AUGUSTA, Maine – The Environmental Protection Agency (EPA) just handed out $10 million in funds to help communities clean up sites that may have been polluted or contain hazardous waste. Urban planners call these sites brownfields.

Frank Gardner, brownfields coordinator for EPA Region 1, said Maine and New England garnered a healthy portion of the available grant dollars.

"$2.6 million of that is coming into New England and, of that, $600,000 is going into Maine," said Gardner. "That just shows that the organizations in Maine that do this work are very competitive nationally, and this is a good day for them."

Some $300,000 in revolving loan funding was awarded to the Greater Portland Council of Governments; another $300,000 was awarded to the Piscataquis County Economic Development Council.

Gardner said in Maine, these funds have been used to clean up everything from closed-down paper mills and tanneries to abandoned gas stations.
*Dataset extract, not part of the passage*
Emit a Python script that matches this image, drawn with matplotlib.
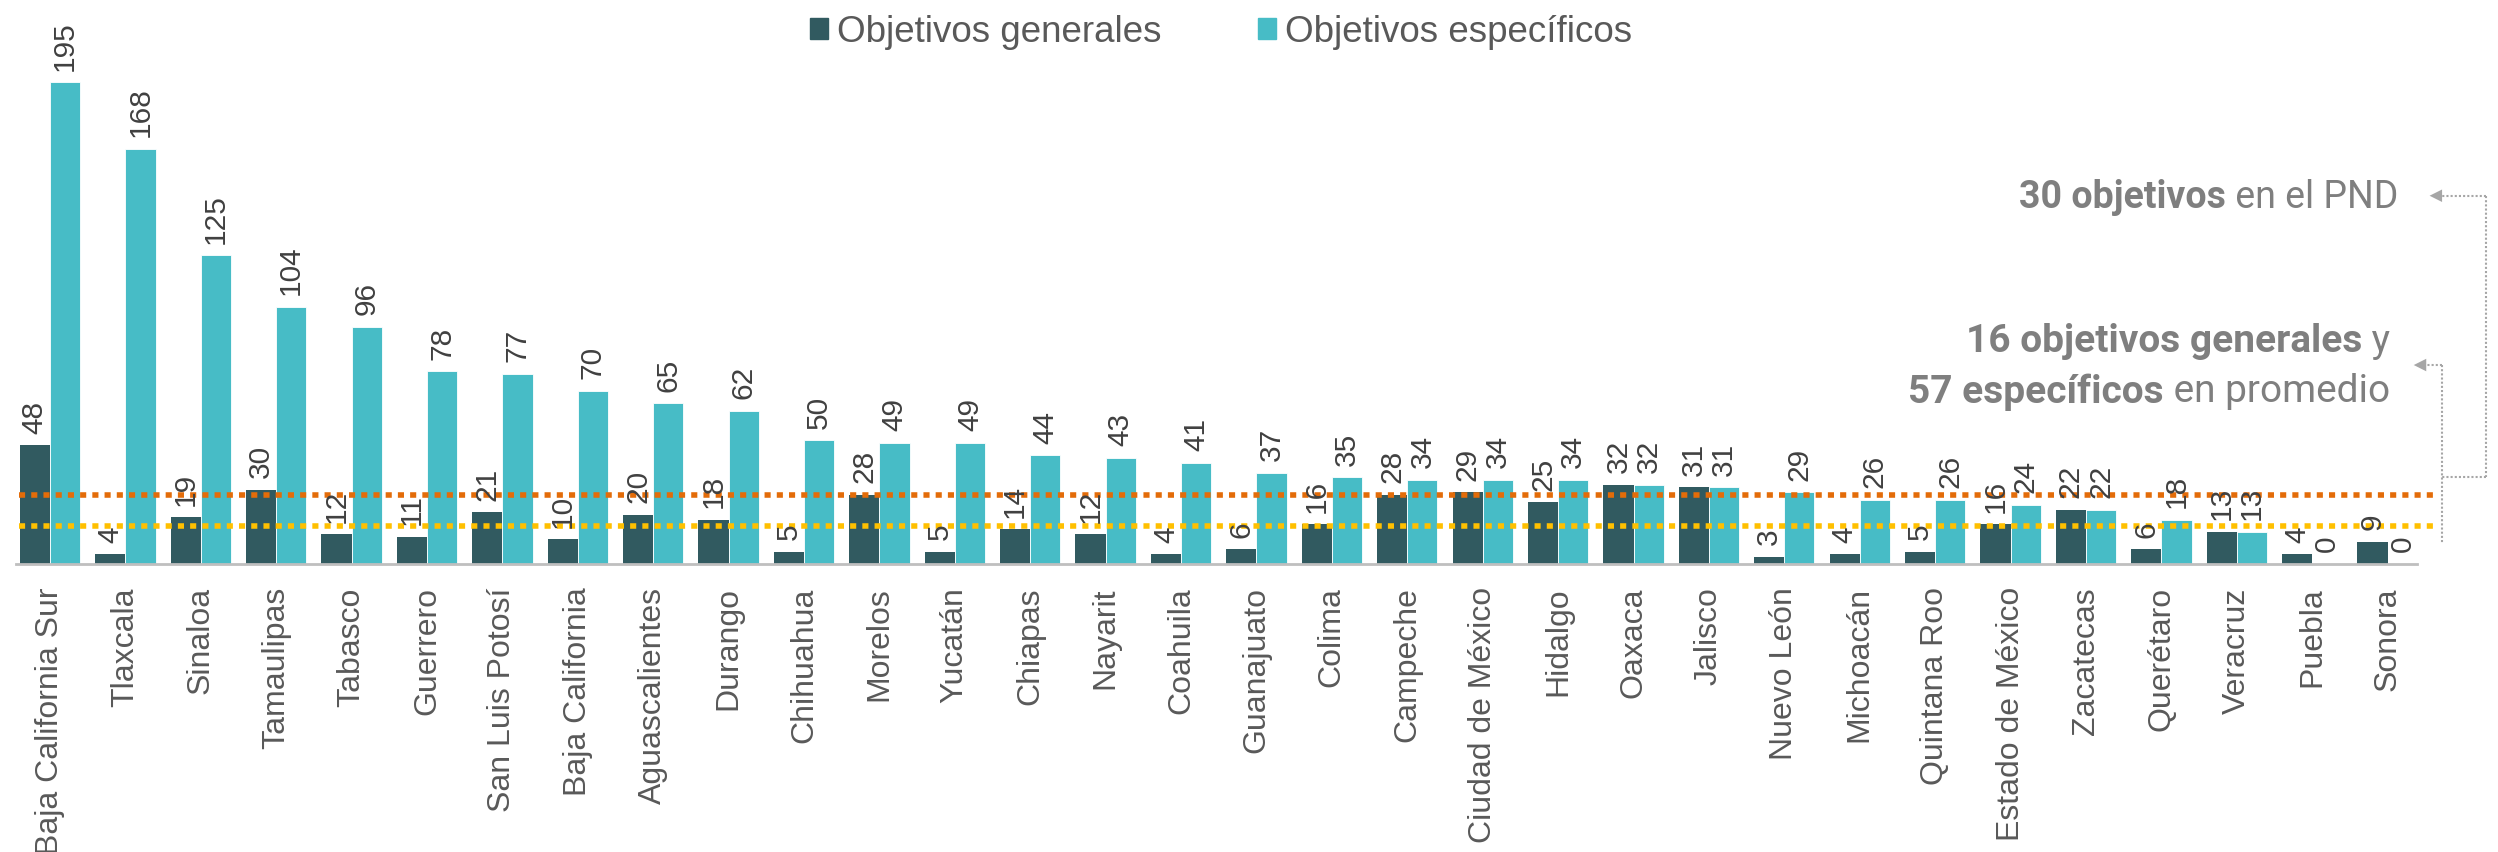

He noted the cleanup program sends an important message.

"Environmental protection and economic development can go hand in hand," he said. "These loans go to redevelopment projects that bring economic vitality back into these areas that have been adversely affected in the past by the brownfields."

Gardner cited a former woolen mill that sat vacant for years in Berwick, Maine, as a good example of a successful cleanup. The site now provides much-needed senior housing.

Brownfields cleanup funding for that project was made available by the Southern Maine Planning and Development Commission, which received one of the revolving loan fund grants from EPA back in May.